Extracted data:
— START —
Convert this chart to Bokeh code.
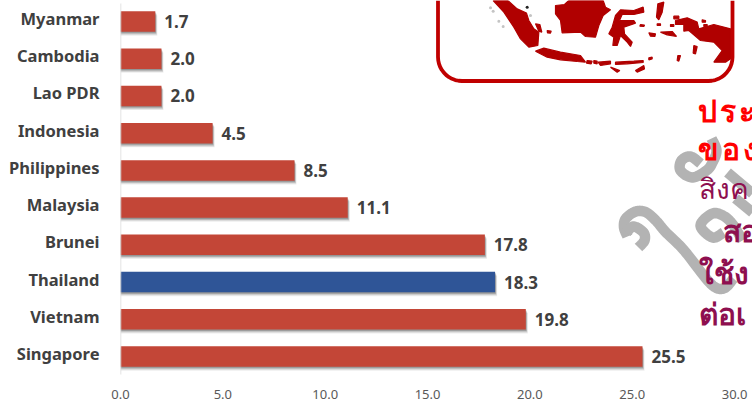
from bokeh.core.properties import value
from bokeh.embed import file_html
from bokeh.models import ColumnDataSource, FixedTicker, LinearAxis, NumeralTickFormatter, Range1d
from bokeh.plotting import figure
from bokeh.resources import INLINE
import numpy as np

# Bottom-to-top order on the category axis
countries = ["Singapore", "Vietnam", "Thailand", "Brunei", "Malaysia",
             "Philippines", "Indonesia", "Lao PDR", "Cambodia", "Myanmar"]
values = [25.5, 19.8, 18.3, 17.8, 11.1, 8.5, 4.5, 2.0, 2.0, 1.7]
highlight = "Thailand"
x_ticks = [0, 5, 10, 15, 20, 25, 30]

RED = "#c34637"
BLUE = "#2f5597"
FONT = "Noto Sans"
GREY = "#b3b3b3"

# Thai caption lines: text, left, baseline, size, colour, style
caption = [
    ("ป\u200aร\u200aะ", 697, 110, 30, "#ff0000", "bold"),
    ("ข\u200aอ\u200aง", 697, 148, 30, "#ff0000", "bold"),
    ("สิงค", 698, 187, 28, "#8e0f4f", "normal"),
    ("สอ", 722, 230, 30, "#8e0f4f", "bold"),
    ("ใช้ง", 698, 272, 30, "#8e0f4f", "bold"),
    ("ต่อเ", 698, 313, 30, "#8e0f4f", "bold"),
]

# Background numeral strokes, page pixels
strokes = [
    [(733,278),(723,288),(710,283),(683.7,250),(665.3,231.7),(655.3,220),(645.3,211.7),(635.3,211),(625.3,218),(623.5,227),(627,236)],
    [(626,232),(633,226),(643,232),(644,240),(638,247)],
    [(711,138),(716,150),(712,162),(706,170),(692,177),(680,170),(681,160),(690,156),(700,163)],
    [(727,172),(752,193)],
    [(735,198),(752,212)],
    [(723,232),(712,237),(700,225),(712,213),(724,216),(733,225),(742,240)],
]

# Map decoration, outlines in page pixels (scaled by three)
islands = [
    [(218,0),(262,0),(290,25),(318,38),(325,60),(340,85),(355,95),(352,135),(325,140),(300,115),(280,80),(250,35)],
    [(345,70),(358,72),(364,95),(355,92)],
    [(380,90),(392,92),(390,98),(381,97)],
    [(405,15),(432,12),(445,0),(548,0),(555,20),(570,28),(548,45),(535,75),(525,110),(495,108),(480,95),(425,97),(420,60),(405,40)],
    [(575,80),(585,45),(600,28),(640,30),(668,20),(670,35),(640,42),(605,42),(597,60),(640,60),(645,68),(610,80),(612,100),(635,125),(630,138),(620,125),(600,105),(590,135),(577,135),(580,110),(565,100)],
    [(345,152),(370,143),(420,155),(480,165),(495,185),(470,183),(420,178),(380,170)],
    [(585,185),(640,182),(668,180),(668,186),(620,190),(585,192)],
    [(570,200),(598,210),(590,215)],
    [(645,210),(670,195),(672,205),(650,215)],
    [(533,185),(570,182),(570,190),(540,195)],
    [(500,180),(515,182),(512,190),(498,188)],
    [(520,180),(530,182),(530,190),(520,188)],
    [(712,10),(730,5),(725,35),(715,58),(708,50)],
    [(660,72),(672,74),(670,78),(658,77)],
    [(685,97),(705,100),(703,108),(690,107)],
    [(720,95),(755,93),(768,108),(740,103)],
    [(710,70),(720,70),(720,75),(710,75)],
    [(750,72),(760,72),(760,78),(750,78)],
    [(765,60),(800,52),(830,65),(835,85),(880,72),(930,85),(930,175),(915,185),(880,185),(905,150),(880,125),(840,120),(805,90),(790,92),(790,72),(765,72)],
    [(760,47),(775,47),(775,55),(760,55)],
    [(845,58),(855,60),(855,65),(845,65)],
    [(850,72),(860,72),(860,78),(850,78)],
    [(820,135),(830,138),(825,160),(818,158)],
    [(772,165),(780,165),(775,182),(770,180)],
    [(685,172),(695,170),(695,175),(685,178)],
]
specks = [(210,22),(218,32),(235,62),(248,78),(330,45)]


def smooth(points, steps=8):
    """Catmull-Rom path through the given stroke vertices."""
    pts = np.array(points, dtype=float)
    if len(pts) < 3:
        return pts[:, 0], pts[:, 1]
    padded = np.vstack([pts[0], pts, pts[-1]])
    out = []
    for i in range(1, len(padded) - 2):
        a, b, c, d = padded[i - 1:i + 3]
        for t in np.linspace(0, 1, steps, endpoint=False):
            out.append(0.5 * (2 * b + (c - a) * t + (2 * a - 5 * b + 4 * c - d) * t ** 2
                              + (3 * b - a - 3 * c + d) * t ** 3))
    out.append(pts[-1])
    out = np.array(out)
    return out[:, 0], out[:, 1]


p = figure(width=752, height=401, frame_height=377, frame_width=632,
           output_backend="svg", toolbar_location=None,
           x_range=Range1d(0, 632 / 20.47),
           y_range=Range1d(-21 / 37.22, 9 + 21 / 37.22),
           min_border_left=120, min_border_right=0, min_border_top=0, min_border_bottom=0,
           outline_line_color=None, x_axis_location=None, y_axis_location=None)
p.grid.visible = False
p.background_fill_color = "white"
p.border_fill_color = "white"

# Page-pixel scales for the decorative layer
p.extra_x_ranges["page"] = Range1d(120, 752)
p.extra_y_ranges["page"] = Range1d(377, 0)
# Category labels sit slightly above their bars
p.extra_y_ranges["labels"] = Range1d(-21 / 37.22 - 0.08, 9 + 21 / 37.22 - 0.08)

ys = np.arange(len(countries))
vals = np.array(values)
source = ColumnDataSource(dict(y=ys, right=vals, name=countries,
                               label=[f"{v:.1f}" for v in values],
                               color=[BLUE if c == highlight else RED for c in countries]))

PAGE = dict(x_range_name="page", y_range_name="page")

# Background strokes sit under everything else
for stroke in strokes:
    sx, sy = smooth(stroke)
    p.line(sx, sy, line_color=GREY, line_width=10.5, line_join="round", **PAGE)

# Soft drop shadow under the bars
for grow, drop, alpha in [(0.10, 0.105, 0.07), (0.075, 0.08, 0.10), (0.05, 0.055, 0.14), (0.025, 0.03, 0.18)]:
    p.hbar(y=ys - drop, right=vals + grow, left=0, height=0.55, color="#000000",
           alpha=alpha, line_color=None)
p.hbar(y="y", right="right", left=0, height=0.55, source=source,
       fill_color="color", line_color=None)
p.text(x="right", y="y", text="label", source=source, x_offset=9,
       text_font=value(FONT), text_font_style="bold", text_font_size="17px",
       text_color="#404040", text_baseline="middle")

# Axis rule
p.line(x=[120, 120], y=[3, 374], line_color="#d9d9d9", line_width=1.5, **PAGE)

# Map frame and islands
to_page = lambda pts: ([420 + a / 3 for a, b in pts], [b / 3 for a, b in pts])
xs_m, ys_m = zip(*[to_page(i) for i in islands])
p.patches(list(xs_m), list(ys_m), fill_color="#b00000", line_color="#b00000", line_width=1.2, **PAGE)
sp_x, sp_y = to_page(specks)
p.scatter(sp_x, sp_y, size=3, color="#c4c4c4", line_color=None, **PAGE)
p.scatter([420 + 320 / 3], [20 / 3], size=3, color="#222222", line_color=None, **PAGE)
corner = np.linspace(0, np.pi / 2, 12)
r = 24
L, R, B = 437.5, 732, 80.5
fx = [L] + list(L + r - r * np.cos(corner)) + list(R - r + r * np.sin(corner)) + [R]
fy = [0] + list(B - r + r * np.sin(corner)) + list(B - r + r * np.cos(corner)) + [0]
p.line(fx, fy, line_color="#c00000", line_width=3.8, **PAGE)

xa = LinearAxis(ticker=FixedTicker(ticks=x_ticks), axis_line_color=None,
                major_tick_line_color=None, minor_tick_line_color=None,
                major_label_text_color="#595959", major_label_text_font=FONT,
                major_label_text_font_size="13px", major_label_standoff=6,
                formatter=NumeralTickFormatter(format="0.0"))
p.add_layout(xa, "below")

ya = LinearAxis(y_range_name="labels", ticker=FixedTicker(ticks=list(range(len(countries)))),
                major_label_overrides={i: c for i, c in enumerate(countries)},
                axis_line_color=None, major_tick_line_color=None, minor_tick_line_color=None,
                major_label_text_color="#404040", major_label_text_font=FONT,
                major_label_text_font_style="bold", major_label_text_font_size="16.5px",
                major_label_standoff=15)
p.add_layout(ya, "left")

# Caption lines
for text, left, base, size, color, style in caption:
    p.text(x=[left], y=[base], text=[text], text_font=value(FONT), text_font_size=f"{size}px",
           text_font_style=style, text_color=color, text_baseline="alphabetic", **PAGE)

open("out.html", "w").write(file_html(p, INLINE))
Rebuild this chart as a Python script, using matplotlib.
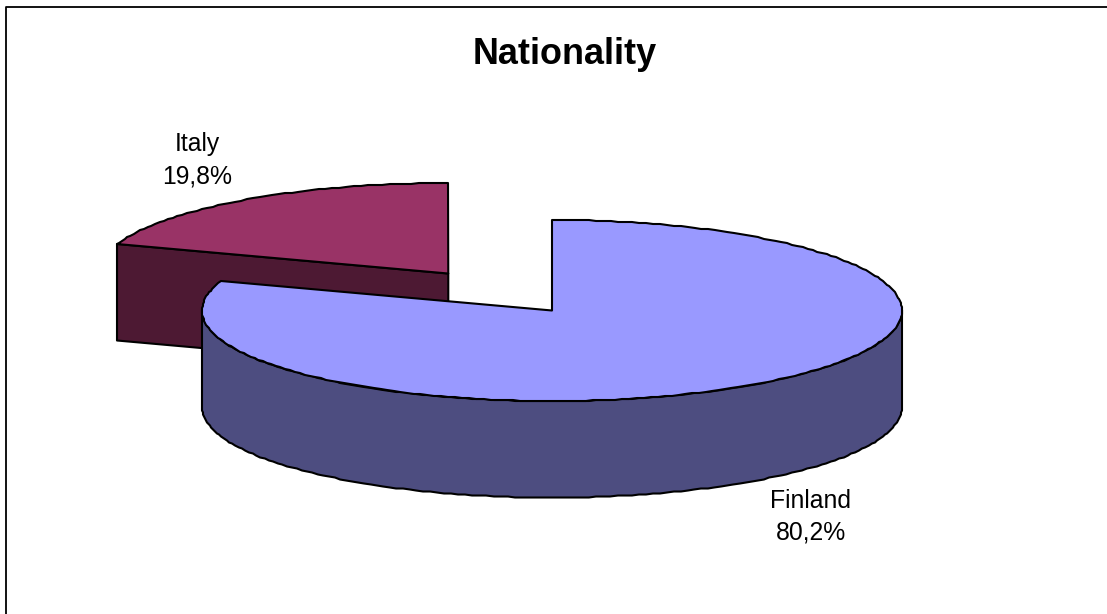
— END —
What you need to do: What is the number of lines in the records that contain "this"? Give that number only.

Task result: 2